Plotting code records
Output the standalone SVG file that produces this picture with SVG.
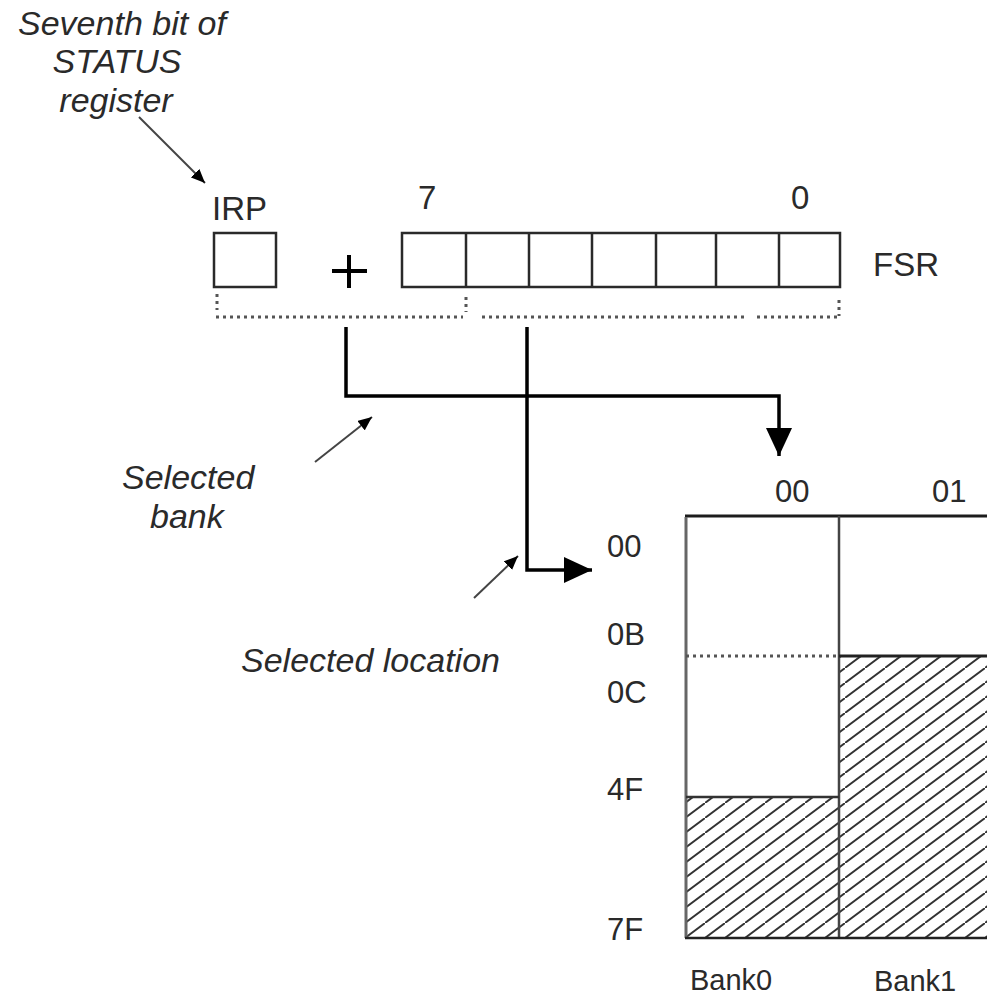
<svg xmlns="http://www.w3.org/2000/svg" width="987" height="997" viewBox="0 0 987 997">
<style>
text{font-family:"Liberation Sans",Arial,sans-serif;fill:#2a2a2a}
.it{font-style:italic;font-size:34px}
.lbl{font-size:33px}
.mem{font-size:31px}
.bank{font-size:29px}
.box{fill:#fff;stroke:#2a2a2a;stroke-width:2.5}
.conn{fill:none;stroke:#000;stroke-width:3.5}
.thin{fill:none;stroke:#444;stroke-width:2}
.dot{fill:none;stroke:#555;stroke-width:3;stroke-dasharray:3,4}
</style>
<defs>
<marker id="big" viewBox="0 0 28 26" refX="28" refY="13" markerWidth="28" markerHeight="26" markerUnits="userSpaceOnUse" orient="auto">
<path d="M0,0 L28,13 L0,26 z" fill="#000"/>
</marker>
<marker id="small" viewBox="0 0 14 12" refX="14" refY="6" markerWidth="14" markerHeight="12" markerUnits="userSpaceOnUse" orient="auto">
<path d="M0,0 L14,6 L0,12 z" fill="#000"/>
</marker>
<pattern id="hatch" patternUnits="userSpaceOnUse" width="20" height="15" x="685" y="938">
<line x1="-2" y1="16.5" x2="22" y2="-1.5" stroke="#333" stroke-width="1.9"/>
</pattern>
</defs>

<g id="status-note">
<text class="it" x="122" y="35" text-anchor="middle">Seventh bit of</text>
<text class="it" x="117" y="73" text-anchor="middle">STATUS</text>
<text class="it" x="116" y="112" text-anchor="middle">register</text>
</g>

<g id="irp">
<text class="lbl" x="212" y="220">IRP</text>
<rect class="box" x="214" y="233" width="62" height="54"/>
</g>

<g id="plus">
<path d="M332,271 H367 M349,255 V288" stroke="#000" stroke-width="4" fill="none"/>
</g>

<g id="fsr">
<text class="lbl" x="418" y="209">7</text>
<text class="lbl" x="791" y="209">0</text>
<rect class="box" x="402" y="233" width="438" height="54"/>
<path d="M466,233 V287 M529,233 V287 M592,233 V287 M656,233 V287 M716,233 V287 M779,233 V287" stroke="#2a2a2a" stroke-width="2.5" fill="none"/>
<text class="lbl" x="873" y="276">FSR</text>
</g>

<g id="bracket">
<path class="dot" d="M216,317 H463 M482,317 H745 M757,317 H838"/>
<path class="dot" d="M217,294 V310 M466,297 V312 M839,300 V316"/>
</g>

<g id="selected-bank-note">
<text class="it" x="122" y="489">Selected</text>
<text class="it" x="150" y="528">bank</text>
</g>

<g id="selected-location-note">
<text class="it" x="241" y="672">Selected location</text>
</g>

<g id="memory">
<rect x="839" y="656" width="148" height="282" fill="url(#hatch)"/>
<rect x="685" y="797" width="154" height="141" fill="url(#hatch)"/>
<path d="M685,516 H987" stroke="#1c1c1c" stroke-width="3" fill="none"/>
<path d="M686,517 V938" stroke="#666" stroke-width="3" fill="none"/>
<path d="M839,516 V938" stroke="#444" stroke-width="2.5" fill="none"/>
<path class="dot" d="M686,656 H839" stroke="#222"/>
<path d="M839,656 H987" stroke="#222" stroke-width="3" fill="none"/>
<path d="M686,797 H839" stroke="#333" stroke-width="2.5" fill="none"/>
<path d="M685,938 H987" stroke="#222" stroke-width="2.5" fill="none"/>
<text class="mem" x="775" y="502">00</text>
<text class="mem" x="932" y="502">01</text>
<text class="mem" x="607" y="557">00</text>
<text class="mem" x="607" y="645">0B</text>
<text class="mem" x="607" y="703">0C</text>
<text class="mem" x="607" y="800">4F</text>
<text class="mem" x="607" y="940">7F</text>
<text class="bank" x="690" y="990">Bank0</text>
<text class="bank" x="874" y="991">Bank1</text>
</g>

<g id="connectors">
<path class="conn" d="M346,327 V396 H779 V456" marker-end="url(#big)"/>
<path class="conn" d="M527,327 V570 H592" marker-end="url(#big)"/>
<path class="thin" d="M139,117 L205,183" marker-end="url(#small)"/>
<path class="thin" d="M315,462 L372,417" marker-end="url(#small)"/>
<path class="thin" d="M474,598 L518,556" marker-end="url(#small)"/>
</g>
</svg>
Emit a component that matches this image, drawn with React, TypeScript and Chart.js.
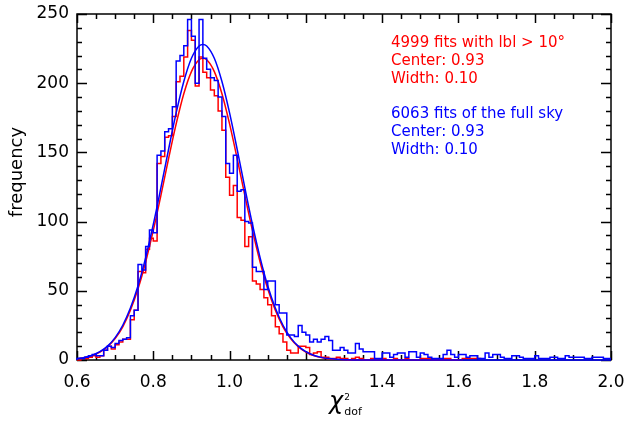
import React, { useEffect, useRef } from 'react';
import { Chart, registerables } from 'chart.js';

Chart.register(...registerables);

// Histogram bins: left edge of first bin and bin width
const binStart = 0.6;
const binWidth = 0.01;

// Full-sky histogram (6063 fits), bins 0.60 .. 1.99
const blueCounts = [
  0, 1, 1, 2, 3, 4, 3, 3, 7, 10,
  9, 12, 14, 15, 16, 32, 36, 69, 65, 82,
  94, 92, 148, 151, 165, 167, 183, 216, 220, 227,
  246, 234, 200, 246, 218, 210, 204, 202, 190, 176,
  142, 135, 148, 122, 123, 100, 99, 67, 64, 64,
  51, 57, 57, 40, 34, 34, 18, 18, 17, 25,
  20, 18, 13, 15, 13, 15, 17, 14, 7, 7,
  9, 7, 5, 5, 12, 8, 6, 6, 6, 1,
  1, 5, 5, 2, 4, 5, 5, 2, 6, 6,
  2, 5, 4, 2, 1, 1, 1, 4, 7, 4,
  2, 4, 4, 2, 3, 3, 1, 1, 5, 2,
  4, 4, 2, 1, 1, 3, 3, 2, 1, 1,
  1, 3, 1, 1, 1, 2, 2, 1, 1, 3,
  2, 2, 2, 2, 1, 1, 2, 2, 2, 1,
];

// |b| > 10 deg histogram (4999 fits), bins 0.60 .. 1.65
const redCounts = [
  0, 0, 1, 1, 2, 3, 2, 3, 7, 10,
  8, 11, 13, 15, 15, 29, 36, 64, 63, 80,
  88, 86, 142, 147, 161, 162, 176, 201, 205, 219,
  238, 231, 198, 219, 208, 204, 195, 191, 180, 166,
  132, 119, 126, 103, 101, 82, 89, 57, 55, 51,
  45, 40, 32, 24, 19, 13, 7, 5, 5, 10,
  10, 9, 4, 5, 6, 2, 2, 1, 1, 2,
  1, 1, 0, 1, 2, 1, 0, 0, 1, 0,
  0, 1, 0, 0, 1, 0, 0, 1, 0, 0,
  0, 1, 1, 1, 0, 0, 0, 1, 1, 0,
  0, 0, 1, 1, 1, 1,
];

// Fitted curves
const fitX = [
  0.6, 0.62, 0.64, 0.66, 0.68, 0.7, 0.72, 0.74, 0.76, 0.78,
  0.8, 0.82, 0.84, 0.86, 0.88, 0.9, 0.92, 0.93, 0.94, 0.96,
  0.98, 1.0, 1.02, 1.04, 1.06, 1.08, 1.1, 1.12, 1.14, 1.16,
  1.18, 1.2, 1.22, 1.24, 1.26, 1.28, 1.3, 1.35, 1.4, 1.5,
  1.6, 1.7, 1.8, 1.9, 2.0,
];
const blueFit = [
  1.0, 1.9, 3.4, 6.0, 10.0, 16.2, 25.1, 37.5, 53.7, 74.0,
  97.9, 124.5, 152.1, 178.5, 201.2, 218.0, 226.9, 228, 226.9, 218.0,
  201.2, 178.5, 152.1, 124.5, 97.9, 74.0, 53.7, 37.5, 25.1, 16.2,
  10.0, 6.0, 3.4, 1.9, 1.0, 0.5, 0.2, 0.05, 0, 0,
  0, 0, 0, 0, 0,
];
const redFit = [
  0.9, 1.8, 3.3, 5.7, 9.6, 15.5, 24.0, 35.9, 51.4, 70.8,
  93.6, 119.0, 145.4, 170.6, 192.4, 208.4, 216.9, 218, 216.9, 208.4,
  192.4, 170.6, 145.4, 119.0, 93.6, 70.8, 51.4, 35.9, 24.0, 15.5,
  9.6, 5.7, 3.3, 1.8, 0.9, 0.5, 0.2, 0.05, 0, 0,
  0,
];

const redLines = ['4999 fits with lbl > 10°', 'Center: 0.93', 'Width: 0.10'];
const blueLines = ['6063 fits of the full sky', 'Center: 0.93', 'Width: 0.10'];

const xMin = 0.6;
const xMax = 2.0;
const xMajor = 0.2;
const xMinor = 0.05;
const yMin = 0;
const yMax = 250;
const yMajor = 50;
const yMinor = 10;

const RED = '#ff0000';
const BLUE = '#0000ff';
const FONT = "'DejaVu Sans', sans-serif";

function stepPoints(counts: number[]) {
  const pts = counts.map((c, i) => ({ x: +(binStart + i * binWidth).toFixed(2), y: c }));
  pts.push({ x: +(binStart + counts.length * binWidth).toFixed(2), y: counts[counts.length - 1] });
  return pts;
}

function curvePoints(xs: number[], ys: number[]) {
  return ys.map((y, i) => ({ x: xs[i], y }));
}

const framePlugin = {
  id: 'idlFrame',
  beforeDatasetsDraw(chart: any) {
    const { ctx, chartArea: a, scales } = chart;
    const xs = scales.x;
    const ys = scales.y;
    ctx.save();
    ctx.strokeStyle = '#000';
    ctx.lineWidth = 1.5;
    ctx.strokeRect(a.left, a.top, a.right - a.left, a.bottom - a.top);
    ctx.beginPath();
    const nx = Math.round((xMax - xMin) / xMinor);
    const perMajorX = Math.round(xMajor / xMinor);
    for (let k = 0; k <= nx; k++) {
      const v = xMin + k * xMinor;
      const px = Math.round(xs.getPixelForValue(v)) + 0.5;
      const len = k % perMajorX === 0 ? 9 : 5;
      ctx.moveTo(px, a.bottom);
      ctx.lineTo(px, a.bottom - len);
      ctx.moveTo(px, a.top);
      ctx.lineTo(px, a.top + len);
    }
    const ny = Math.round((yMax - yMin) / yMinor);
    const perMajorY = Math.round(yMajor / yMinor);
    for (let k = 0; k <= ny; k++) {
      const v = yMin + k * yMinor;
      const py = Math.round(ys.getPixelForValue(v)) + 0.5;
      const len = k % perMajorY === 0 ? 10 : 5;
      ctx.moveTo(a.left, py);
      ctx.lineTo(a.left + len, py);
      ctx.moveTo(a.right, py);
      ctx.lineTo(a.right - len, py);
    }
    ctx.stroke();
    ctx.restore();
  },
  afterDraw(chart: any) {
    const { ctx } = chart;
    ctx.save();
    ctx.font = `15px ${FONT}`;
    ctx.textAlign = 'left';
    ctx.textBaseline = 'middle';
    ctx.fillStyle = RED;
    redLines.forEach((t, i) => ctx.fillText(t, 391, 43 + i * 18));
    ctx.fillStyle = BLUE;
    blueLines.forEach((t, i) => ctx.fillText(t, 391, 114 + i * 18));

    // y title
    ctx.fillStyle = '#000';
    ctx.save();
    ctx.translate(17, 172);
    ctx.rotate(-Math.PI / 2);
    ctx.textAlign = 'center';
    ctx.font = `18px ${FONT}`;
    ctx.fillText('frequency', 0, 0);
    ctx.restore();

    // x title: chi^2_dof
    ctx.textAlign = 'left';
    ctx.textBaseline = 'alphabetic';
    ctx.font = `italic 24px ${FONT}`;
    const chiX = 329;
    ctx.fillText('χ', chiX, 409);
    const w = ctx.measureText('χ').width;
    ctx.font = `9px ${FONT}`;
    ctx.fillText('2', chiX + w + 1, 400);
    ctx.font = `11px ${FONT}`;
    ctx.fillText('dof', chiX + w + 1, 415);
    ctx.restore();
  },
};

export default function App() {
  const ref = useRef<HTMLCanvasElement | null>(null);
  useEffect(() => {
    document.body.style.margin = '0';
    const canvas = ref.current;
    if (!canvas) return;
    const chart = new Chart(canvas, {
      type: 'line',
      data: {
        datasets: [
          {
            data: stepPoints(blueCounts),
            stepped: 'after',
            borderColor: BLUE,
            borderWidth: 1.5,
            pointRadius: 0,
            fill: false,
            clip: false,
          } as any,
          {
            data: curvePoints(fitX, blueFit),
            borderColor: BLUE,
            borderWidth: 1.5,
            pointRadius: 0,
            cubicInterpolationMode: 'monotone',
            fill: false,
            clip: false,
          },
          {
            data: stepPoints(redCounts),
            stepped: 'after',
            borderColor: RED,
            borderWidth: 1.5,
            pointRadius: 0,
            fill: false,
            clip: false,
          } as any,
          {
            data: curvePoints(fitX, redFit),
            borderColor: RED,
            borderWidth: 1.5,
            pointRadius: 0,
            cubicInterpolationMode: 'monotone',
            fill: false,
            clip: false,
          },
        ],
      },
      options: {
        animation: false,
        responsive: false,
        devicePixelRatio: 1,
        layout: { padding: { top: 14, right: 15, left: 0, bottom: 0 } },
        plugins: {
          legend: { display: false },
          tooltip: { enabled: false },
        },
        elements: { point: { radius: 0 } },
        scales: {
          x: {
            type: 'linear',
            min: xMin,
            max: xMax,
            ticks: {
              stepSize: xMajor,
              autoSkip: false,
              maxRotation: 0,
              color: '#000',
              padding: 12,
              font: { family: FONT, size: 17 },
              callback: (v: any) => Number(v).toFixed(1),
            },
            grid: { display: false, drawTicks: false },
            border: { display: false },
            afterFit: (s: any) => {
              s.height = 61;
              s.paddingLeft = 0;
              s.paddingRight = 0;
            },
          },
          y: {
            type: 'linear',
            min: yMin,
            max: yMax,
            ticks: {
              stepSize: yMajor,
              color: '#000',
              padding: 8,
              font: { family: FONT, size: 17 },
            },
            grid: { display: false, drawTicks: false },
            border: { display: false },
            afterFit: (s: any) => {
              s.width = 77;
              s.paddingTop = 0;
              s.paddingBottom = 0;
            },
          },
        },
      } as any,
      plugins: [framePlugin],
    });
    return () => chart.destroy();
  }, []);
  return (
    <canvas
      ref={ref}
      width={626}
      height={421}
      style={{ display: 'block', width: 626, height: 421 }}
    />
  );
}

> [GIVEN TASK] Copy exactly the part of the material above that opens with the line containing "Emit a component" and closes with the line containing "const binWidth = 0.01;", ends included. Drop the images.

> [EXERCISE RESPONSE]
Emit a component that matches this image, drawn with React, TypeScript and Chart.js.
import React, { useEffect, useRef } from 'react';
import { Chart, registerables } from 'chart.js';

Chart.register(...registerables);

// Histogram bins: left edge of first bin and bin width
const binStart = 0.6;
const binWidth = 0.01;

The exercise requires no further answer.